Philadelphia, PA – A homeless man raped a woman for eight minutes on a train in Philadelphia while the other riders watched and did nothing to help.
The incident began at about 10 p.m. on Oct. 13 after the female victim boarded a Southeastern Pennsylvania Transportation Authority (SEPTA) train to go home, The New York Times reported.
Police said 35-year-old Fiston Ngoy sat down next to the female passenger and began bothering her, the Philadelphia Inquirer reported.
Police said Ngoy tried to touch the woman a few times but the woman pushed back and tried to stop him.
Then the man took off his pants and ripped the woman’s clothes off and raped her while the train car full of people sat and watched and did nothing, The New York Times reported.
Police said that other passengers had their phones in their hands pointed at the man as he raped the woman but none of them called 911.
“I can tell you that people were holding their phone up in the direction of this woman being attacked,” SEPTA Police Chief Thomas Nestel III told The New York Times.
It was an off-duty SEPTA employee who ultimately called police, NBC News reported.
“The assault was observed by a SEPTA employee, who called 911, enabling SEPTA officers to respond immediately and apprehend the suspect in the act,” SEPTA spokesman Andrew Busch said.
Chief Nestel said police officers arrived on the train six minutes after the 911 call and caught Ngoy still in the act of raping the woman, the New York Post reported.
He was arrested.
The arrest affidavit for Ngoy said SEPTA surveillance footage corroborated the victim’s account of the incident.
Authorities were disgusted by the lack of caring exhibited by the other passengers on the train, the New York Post reported.

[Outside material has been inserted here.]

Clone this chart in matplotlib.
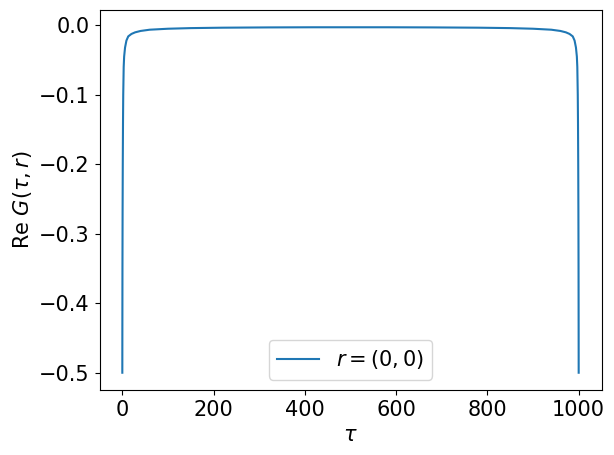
import matplotlib
matplotlib.use("Agg")
import matplotlib.pyplot as plt

tau = [0, 0.1, 0.3, 0.6, 1, 1.5, 2, 3, 4, 6, 9, 13, 20, 28, 40, 60, 100, 150, 220, 320, 420, 500,
       580, 680, 780, 850, 900, 940, 960, 972, 980, 987, 991, 994, 996, 997, 998, 998.5, 999, 999.4, 999.7, 999.9, 1000]
G = [-0.5, -0.44, -0.35, -0.27, -0.2, -0.14, -0.1, -0.06, -0.045, -0.032, -0.022, -0.016, -0.0125, -0.0102,
     -0.0082, -0.0064, -0.0050, -0.0041, -0.0035, -0.0031, -0.0029, -0.0029,
     -0.0029, -0.0031, -0.0035, -0.0041, -0.0050, -0.0064, -0.0082, -0.0102, -0.0125, -0.016, -0.022,
     -0.032, -0.045, -0.06, -0.1, -0.14, -0.2, -0.27, -0.35, -0.44, -0.5]
series_label = "$r=(0,0)$"

plt.rcParams['font.size'] = 15
fig = plt.figure(figsize=(6.14, 4.55), dpi=100)
ax = fig.add_axes([99.5/614, 65/455, (601.5-99.5)/614, 380/455])
ax.plot(tau, G, color='#1f77b4', lw=1.5, label=series_label)
ax.set_xlabel(r"$\tau$")
ax.set_ylabel(r"Re $G(\tau,r)$")
ax.legend(loc='lower center')
fig.savefig("out.png", dpi=100)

“We want everyone to be angry, disgusted and to join us in being resolute in keeping our system safe,” Chief Nestel said. “We need the public to notify us when they see something that seems to be unusual.”
Officials said the attack might have been stopped sooner if one of the other passengers had called 911.
“I’m appalled by those who did nothing to help this woman,” Upper Darby Township Police Superintendent Timothy Bernhardt told The New York Times. “Anybody that was on that train has to look in the mirror and ask why they didn’t intervene or why they didn’t do something.”
“It’s disturbing,” Superintendent Bernhardt told NBC News. “I’m shocked, I have no words for it. I just can’t imagine seeing what you were seeing through your own eyes and seeing what this woman was going through that no one would step in and help her.”
Ngoy has been charged with rape, sexual assault, involuntary deviate sexual intercourse, and aggravated indecent assault, the Philadelphia Inquirer reported.
He was being held in the Delaware County Jail in lieu of a $180,000 bond.
Superintendent Bernhardt said it would be very difficult to charge the bystanders with anything for not intervening because Pennsylvania does not have a good Samaritan law, The New York Times reported.